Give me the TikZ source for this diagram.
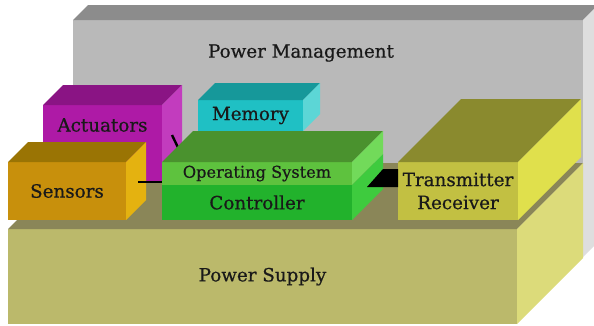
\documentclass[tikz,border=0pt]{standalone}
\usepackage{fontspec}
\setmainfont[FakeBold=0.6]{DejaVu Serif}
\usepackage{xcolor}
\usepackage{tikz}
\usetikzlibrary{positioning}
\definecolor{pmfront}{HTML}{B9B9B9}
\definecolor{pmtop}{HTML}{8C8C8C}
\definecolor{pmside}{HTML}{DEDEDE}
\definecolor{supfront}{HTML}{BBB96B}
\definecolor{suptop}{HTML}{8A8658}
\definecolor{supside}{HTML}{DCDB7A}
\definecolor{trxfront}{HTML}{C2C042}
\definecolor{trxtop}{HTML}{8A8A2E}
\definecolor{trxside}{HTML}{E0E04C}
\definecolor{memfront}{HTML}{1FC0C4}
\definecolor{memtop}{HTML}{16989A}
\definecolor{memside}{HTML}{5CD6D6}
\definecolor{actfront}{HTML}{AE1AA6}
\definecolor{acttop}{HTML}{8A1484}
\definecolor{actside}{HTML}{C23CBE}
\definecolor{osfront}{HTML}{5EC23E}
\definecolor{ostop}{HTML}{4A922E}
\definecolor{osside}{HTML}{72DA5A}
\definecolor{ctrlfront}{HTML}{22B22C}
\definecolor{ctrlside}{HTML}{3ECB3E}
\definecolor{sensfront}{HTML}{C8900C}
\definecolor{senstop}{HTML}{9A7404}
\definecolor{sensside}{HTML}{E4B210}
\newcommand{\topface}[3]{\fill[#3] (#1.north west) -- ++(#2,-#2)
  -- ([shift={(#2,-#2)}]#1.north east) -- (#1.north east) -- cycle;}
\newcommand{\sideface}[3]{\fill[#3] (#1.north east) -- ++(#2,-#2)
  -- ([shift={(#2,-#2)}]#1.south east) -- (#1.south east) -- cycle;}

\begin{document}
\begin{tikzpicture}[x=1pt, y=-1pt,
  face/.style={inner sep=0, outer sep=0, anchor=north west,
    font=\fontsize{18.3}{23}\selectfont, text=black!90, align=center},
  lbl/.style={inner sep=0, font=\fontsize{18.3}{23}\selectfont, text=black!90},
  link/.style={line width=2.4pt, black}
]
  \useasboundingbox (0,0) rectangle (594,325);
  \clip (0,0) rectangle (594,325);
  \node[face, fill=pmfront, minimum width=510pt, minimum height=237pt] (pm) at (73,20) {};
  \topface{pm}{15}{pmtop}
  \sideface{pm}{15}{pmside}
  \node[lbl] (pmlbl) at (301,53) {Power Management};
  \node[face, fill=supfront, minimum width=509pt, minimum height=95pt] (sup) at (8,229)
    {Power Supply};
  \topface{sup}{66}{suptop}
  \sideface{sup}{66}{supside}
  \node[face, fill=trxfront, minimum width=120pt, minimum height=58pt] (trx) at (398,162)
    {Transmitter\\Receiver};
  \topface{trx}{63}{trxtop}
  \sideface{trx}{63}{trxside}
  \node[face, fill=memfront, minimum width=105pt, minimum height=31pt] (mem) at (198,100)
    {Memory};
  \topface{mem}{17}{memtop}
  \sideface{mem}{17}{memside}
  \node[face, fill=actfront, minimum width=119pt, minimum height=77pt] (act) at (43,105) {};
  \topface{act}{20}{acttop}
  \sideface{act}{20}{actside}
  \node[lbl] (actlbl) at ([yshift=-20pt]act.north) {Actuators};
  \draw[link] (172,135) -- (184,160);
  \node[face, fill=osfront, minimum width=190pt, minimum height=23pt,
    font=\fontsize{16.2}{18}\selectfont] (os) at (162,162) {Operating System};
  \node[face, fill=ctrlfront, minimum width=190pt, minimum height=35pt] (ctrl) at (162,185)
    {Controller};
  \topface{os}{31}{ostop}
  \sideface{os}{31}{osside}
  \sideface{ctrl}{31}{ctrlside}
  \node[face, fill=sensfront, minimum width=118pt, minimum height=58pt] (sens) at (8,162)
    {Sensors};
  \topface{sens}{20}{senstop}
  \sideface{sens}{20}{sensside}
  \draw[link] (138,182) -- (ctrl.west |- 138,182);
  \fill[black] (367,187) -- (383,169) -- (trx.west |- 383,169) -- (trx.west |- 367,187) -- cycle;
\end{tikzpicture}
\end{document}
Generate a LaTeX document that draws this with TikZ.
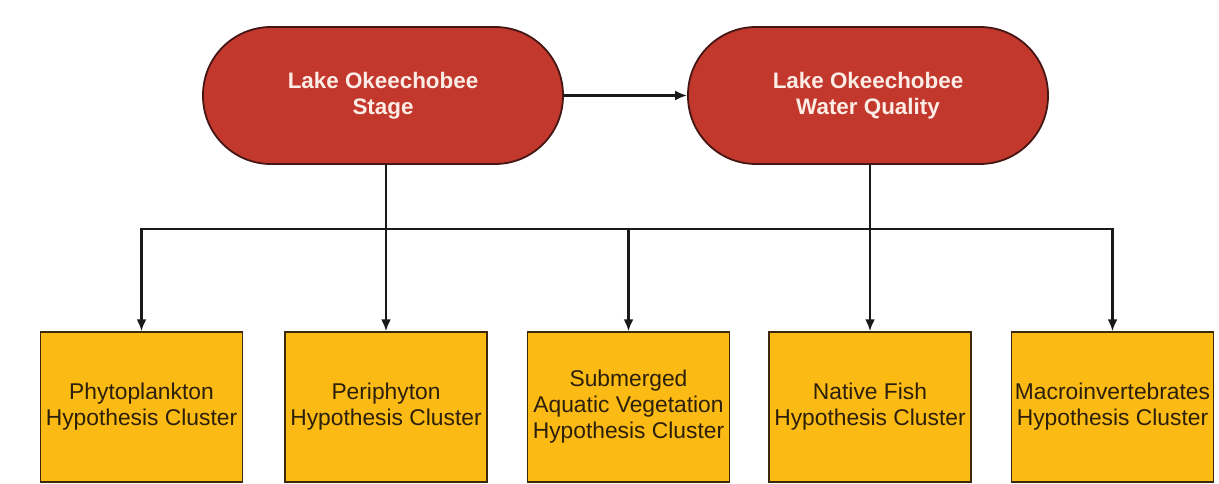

★ ★ ★

# Instruction:
Leave the pictures out and reproduce exactly the lines from the top of the listing above through the line with "east) -- (#1.south".

# Result:
Give me the TikZ source for this diagram.
\documentclass[tikz,border=0pt]{standalone}
\usepackage{fontspec}
\setmainfont[FakeBold=0.6]{DejaVu Serif}
\usepackage{xcolor}
\usepackage{tikz}
\usetikzlibrary{positioning}
\definecolor{pmfront}{HTML}{B9B9B9}
\definecolor{pmtop}{HTML}{8C8C8C}
\definecolor{pmside}{HTML}{DEDEDE}
\definecolor{supfront}{HTML}{BBB96B}
\definecolor{suptop}{HTML}{8A8658}
\definecolor{supside}{HTML}{DCDB7A}
\definecolor{trxfront}{HTML}{C2C042}
\definecolor{trxtop}{HTML}{8A8A2E}
\definecolor{trxside}{HTML}{E0E04C}
\definecolor{memfront}{HTML}{1FC0C4}
\definecolor{memtop}{HTML}{16989A}
\definecolor{memside}{HTML}{5CD6D6}
\definecolor{actfront}{HTML}{AE1AA6}
\definecolor{acttop}{HTML}{8A1484}
\definecolor{actside}{HTML}{C23CBE}
\definecolor{osfront}{HTML}{5EC23E}
\definecolor{ostop}{HTML}{4A922E}
\definecolor{osside}{HTML}{72DA5A}
\definecolor{ctrlfront}{HTML}{22B22C}
\definecolor{ctrlside}{HTML}{3ECB3E}
\definecolor{sensfront}{HTML}{C8900C}
\definecolor{senstop}{HTML}{9A7404}
\definecolor{sensside}{HTML}{E4B210}
\newcommand{\topface}[3]{\fill[#3] (#1.north west) -- ++(#2,-#2)
  -- ([shift={(#2,-#2)}]#1.north east) -- (#1.north east) -- cycle;}
\newcommand{\sideface}[3]{\fill[#3] (#1.north east) -- ++(#2,-#2)
  -- ([shift={(#2,-#2)}]#1.south east) -- (#1.south east) -- cycle;}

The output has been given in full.